Last week marked the swan song for the series ... well, sort of. The series, based loosely on the 1990 book H.G. Bissinger wrote about Permian High football, is set in the fictional town of Dillon, Texas.

It ran solely on NBC for its first two seasons, and was kept alive through a partnership with the network and DirecTV. For seasons three and four, episodes aired on what DirecTV calls “The 101 Network,” and were shown again on NBC a few months later.

That’s the plan for the fifth season as well, which ended last Wednesday and will premiere on NBC April 15. The DVD season comes out April 5, which is the first time I’m aware of a series going on DVD before it goes on the network that created it.

It’s an odd and regretful end for a show that never found enough of an audience.

For those unaware of the series, I’ll give you a quick rundown: Dillon is obsessed with high school football, in ways that are uplifting and disappointing. New coach Eric Taylor (played by Kyle Chandler) has walked into a dream job, with Division-I prospect Jason Street at quarterback and a core of talented sophomores and juniors.

Reality intersects. Street gets injured, and sophomore backup Matt Seracen is flung into far more than he should be expected to handle.

Seracen, played by Zach Gilford, might be the most burdened character, between a father in Iraq, an estranged mother and a grandmother battling dementia.

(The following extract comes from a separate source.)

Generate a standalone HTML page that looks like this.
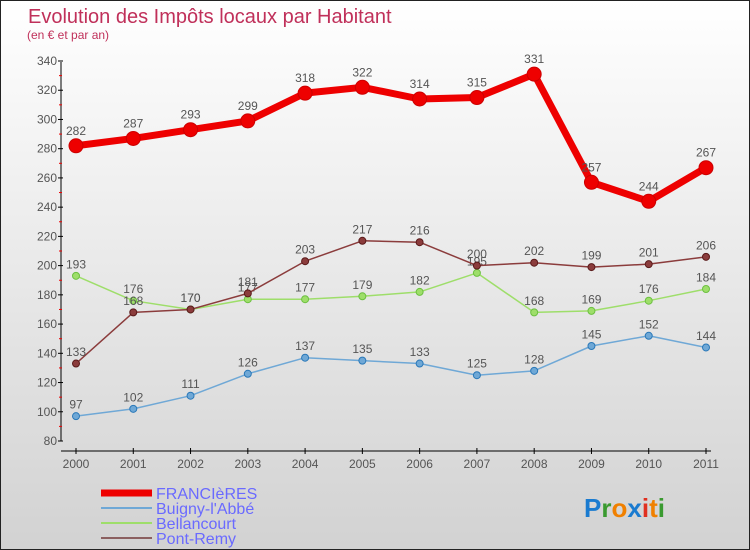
<!DOCTYPE html>
<html><head><meta charset="utf-8"><style>
body{margin:0}
#c{width:750px;height:550px;position:relative;overflow:hidden;box-sizing:border-box;border:1px solid #222;background:linear-gradient(#ffffff,#d2d2d2);font-family:"Liberation Sans","DejaVu Sans",sans-serif}
</style></head><body>
<div id="c">
<svg id="s" width="750" height="550"></svg>
</div>
<script>
const years=["2000","2001","2002","2003","2004","2005","2006","2007","2008","2009","2010","2011"];
const francieres=[282,287,293,299,318,322,314,315,331,257,244,267];
const buigny=[97,102,111,126,137,135,133,125,128,145,152,144];
const bellancourt=[193,176,170,177,177,179,182,195,168,169,176,184];
const pontRemy=[133,168,170,181,203,217,216,200,202,199,201,206];
const yTicks=[80,100,120,140,160,180,200,220,240,260,280,300,320,340];
const NS="http://www.w3.org/2000/svg";
const s=document.getElementById('s');
function el(t,a,p){const e=document.createElementNS(NS,t);for(const k in a)e.setAttribute(k,a[k]);(p||s).appendChild(e);return e;}
const yS=v=>440-(v-80)*380/260;
const xS=i=>75+i*(630/11);
let t=el('text',{x:27,y:22,'font-size':20,fill:'#c0305a'});t.textContent='Evolution des Impôts locaux par Habitant';

t=el('text',{x:26,y:38,'font-size':12,fill:'#c0305a'});t.textContent='(en € et par an)';

let g=el('g',{});
el('line',{x1:60,y1:61,x2:60,y2:440,stroke:'#000'},g);
yTicks.forEach((v,i)=>{const y=yS(v);el('line',{x1:57,x2:62,y1:y,y2:y,stroke:'#000'},g);
if(i<yTicks.length-1){const ym=yS(v+10);el('line',{x1:58,x2:61,y1:ym,y2:ym,stroke:'#e00'},g);}
const tx=el('text',{x:56,y:y+4,'font-size':12,fill:'#555','text-anchor':'end'},g);tx.textContent=v;});
g=el('g',{});
el('line',{x1:60,y1:450,x2:710,y2:450,stroke:'#000'},g);
years.forEach((y,i)=>{const x=xS(i);el('line',{x1:x,x2:x,y1:447,y2:453,stroke:'#000'},g);
const tx=el('text',{x:x,y:467,'font-size':12,fill:'#555','text-anchor':'middle'},g);tx.textContent=y;});
function series(data,color,dark,w,r,name){
const gg=el('g',{});
el('polyline',{points:data.map((v,i)=>xS(i)+','+yS(v)).join(' '),fill:'none',stroke:color,'stroke-width':w,'stroke-linejoin':'round'},gg);
data.forEach((v,i)=>{const c=el('circle',{cx:xS(i),cy:yS(v),r:r,fill:color,stroke:dark,'stroke-width':1},gg);

const tx=el('text',{x:xS(i),y:yS(v)-r-4,'font-size':12,fill:'#555','text-anchor':'middle'},gg);tx.textContent=v;});
}
series(buigny,'#6fa8d6','#2a78b8',1.5,3.5,'series-buigny');
series(bellancourt,'#9ede6a','#6cc040',1.5,3.5,'series-bellancourt');
series(pontRemy,'#8b3c3c','#5a1a1a',1.5,3.5,'series-pont-remy');
series(francieres,'#ee0000','#cc0000',7,7,'series-francieres');
const leg=[['FRANCIèRES','#ee0000',7],['Buigny-l\'Abbé','#6fa8d6',2],['Bellancourt','#9ede6a',2],['Pont-Remy','#8b6060',2]];
leg.forEach((l,i)=>{const gg=el('g',{});
const y=492+i*15;el('line',{x1:100,x2:151,y1:y,y2:y,stroke:l[1],'stroke-width':l[2]},gg);
const tx=el('text',{x:155,y:y+6,'font-size':16,fill:'#6a6aff'},gg);tx.textContent=l[0];});
const logo=el('text',{x:583,y:516,'font-size':26,'font-weight':'bold'});
[['P','#1a7bd0'],['r','#3a9a30'],['o','#f08000'],['x','#1a7bd0'],['i','#e03020'],['t','#f08000'],['i','#3a9a30']].forEach(p=>{const ts=el('tspan',{fill:p[1]},logo);ts.textContent=p[0];});
</script>
</body></html>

But it’s no cakewalk for the others. Cheerleader Lyla Garrity learns promiscuous people are applauded when they’re boys and slandered when they’re girls. Tim Riggins learns as an adult, he’s no longer given the free passes that were commonplace when he played fullback. In the final season, quarterback Vince Howard’s mostly-absent father appears just in time to cash in on Vince’s success.

If it happened to somebody you knew in high school, it’s probably been on Friday Night Lights. But FNL is not “Leave It to Beaver.” Characters rarely handle things perfectly, and the ramifications spill into future episodes.

I know that shows sometimes end too quickly (“Boomtown” ) or they’re not appreciated during their long runs (“Homicide: Life on the Street”), and I also know that DVD and streaming services let shows live long after they’re canceled.

I’m just worried about the future. Why would networks spend money on good writers, good actors and good directors for “Friday Night Lights” when mediocre TV is less risky? It troubles me that “Friday Night Lights” is leaving, and the schedule gives us pawn shop reality shows and Larry the Cable Guy’s run-in with moonshine. I’m not making this up — this was Monday night’s actual lineup on the History Channel.